Se podría decir que EL COLOMBIANO contribuyó a conformar un juicio histórico sobre el cuatrienio de Quintero: hoy buena parte de Medellín recuerda ese periodo como uno plagado de irregularidades, en gran medida por lo que leyó en las páginas del diario.

Medellín emergente

Ahora EL COLOMBIANO está retratando a Medellín como la ciudad en la que se ha ido convirtiendo: una de las grandes capitales creativas del mundo, con un sorprendente crecimiento del turismo, y el fenómeno del long tail o cola larga, que no es otra cosa que la producción desde Medellín y Antioquia para nichos especializados de alto valor.
El diario ha estado ahí para documentar como en el caso de la industria creativa, no se trata solo de Karol G y los reguetoneros (Medellín, si fuera un país, sería el quinto con más artistas en el Top 50 de Spotify), Medellín se ha vuelto un buen vividero, que está atrayendo talento del mundo y se traduce en que, por ejemplo, en Airbnb, Antioquia tenga un mercado más grande que Cartagena y en las listas aparezca entre las primeras capitales más apetecidas para los nómadas digitales por encima de Barcelona o Madrid.
Contamos también cómo compañías extranjeras deciden poner su sede en la ciudad, como la estadounidense Bearing.ai, que desde aquí, con más de 50 ingenieros de cinco nacionalidades, optimizan con inteligencia artificial las rutas de los grandes barcos cargueros del mundo.
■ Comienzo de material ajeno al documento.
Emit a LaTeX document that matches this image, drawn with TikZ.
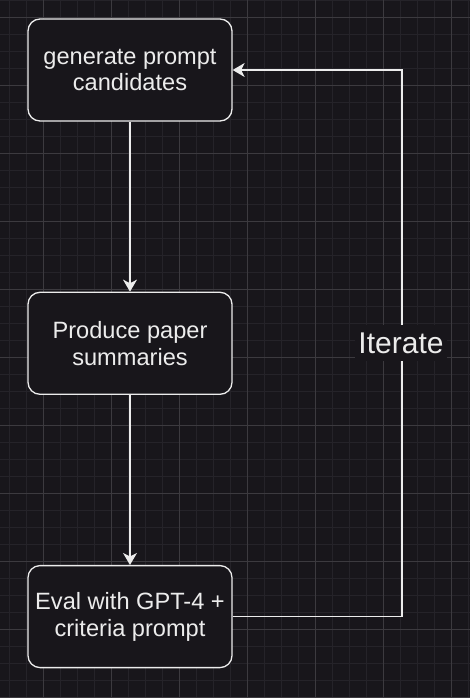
\documentclass[tikz,border=0pt]{standalone}
\usepackage{fontspec}
\setmainfont{Liberation Sans}
\usetikzlibrary{arrows.meta,positioning}
\definecolor{canvas}{RGB}{24,22,27}
\definecolor{gridminor}{RGB}{37,35,41}
\definecolor{gridmajor}{RGB}{60,58,63}
\definecolor{ink}{RGB}{236,236,236}

\tikzset{
  stepbox/.style={draw=ink, line width=1.3pt, fill=canvas, rounded corners=12pt,
    minimum width=204pt, minimum height=102pt, align=center, text=ink,
    font=\fontsize{23.6}{26.7}\selectfont},
  conn/.style={draw=ink, line width=1.3pt},
  tip/.style={conn, -{Stealth[length=12pt,width=14pt,inset=3.5pt]}}
}

\begin{document}
\begin{tikzpicture}[x=1pt, y=-1pt, node distance=170pt]
  % Canvas and grid
  \def\cw{470}
  \def\ch{698}
  \useasboundingbox (0,0) rectangle (\cw,\ch);
  \fill[canvas] (0,0) rectangle (\cw,\ch);
  \foreach \i in {0,...,27} {
    \draw[gridminor, line width=1pt] (9.3+17*\i, 0) -- (9.3+17*\i, \ch);
  }
  \foreach \j in {0,...,41} {
    \draw[gridminor, line width=1pt] (0, 0.3+17*\j) -- (\cw, 0.3+17*\j);
  }
  \foreach \i in {0,...,6} {
    \draw[gridmajor, line width=1pt] (43.3+68*\i, 0) -- (43.3+68*\i, \ch);
  }
  \foreach \j in {0,...,10} {
    \draw[gridmajor, line width=1pt] (0, 17.3+68*\j) -- (\cw, 17.3+68*\j);
  }

  % Steps
  \node[stepbox] (gen) at (130,70) {generate prompt\\candidates};
  \node[stepbox, below=of gen] (summ) {Produce paper\\summaries};
  \node[stepbox, below=of summ] (eval) {Eval with GPT-4 +\\criteria prompt};

  % Flow down
  \draw[tip] (gen) -- (summ);
  \draw[tip] (summ) -- (eval);

  % Loop back
  \coordinate (back) at (402,0);
  \draw[tip] (eval.east) -- (eval.east -| back) -- (gen.east -| back) -- (gen.east);
  \node[fill=canvas, text=ink, inner xsep=3pt, inner ysep=8pt,
    font=\fontsize{30}{36}\selectfont] (iter) at (401,343) {Iterate};
\end{tikzpicture}
\end{document}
O como los franceses que compraron Imusa no se quieren ir de Girardota, sino, por el contrario, decidieron montar un centro de servicios desde aquí, porque el talento da para atender todas las filiales de este grupo desde Colombia hasta México. Y lo mismo ocurre con la firma Poma, la del mantenimiento de los metrocables, que encontró en el Valle de Aburrá capacidades industriales para atender a otras ciudades de Colombia y América Latina.
Así como en las primeras dos décadas del siglo pasado se crearon 97 empresas por acciones –un número si se quiere desproporcionado considerando que Medellín tenía 90.000 habitantes–, las primeras dos décadas de este siglo también han sido fulgurantes para esta nueva revolución antioqueña que ha documentado EL COLOMBIANO.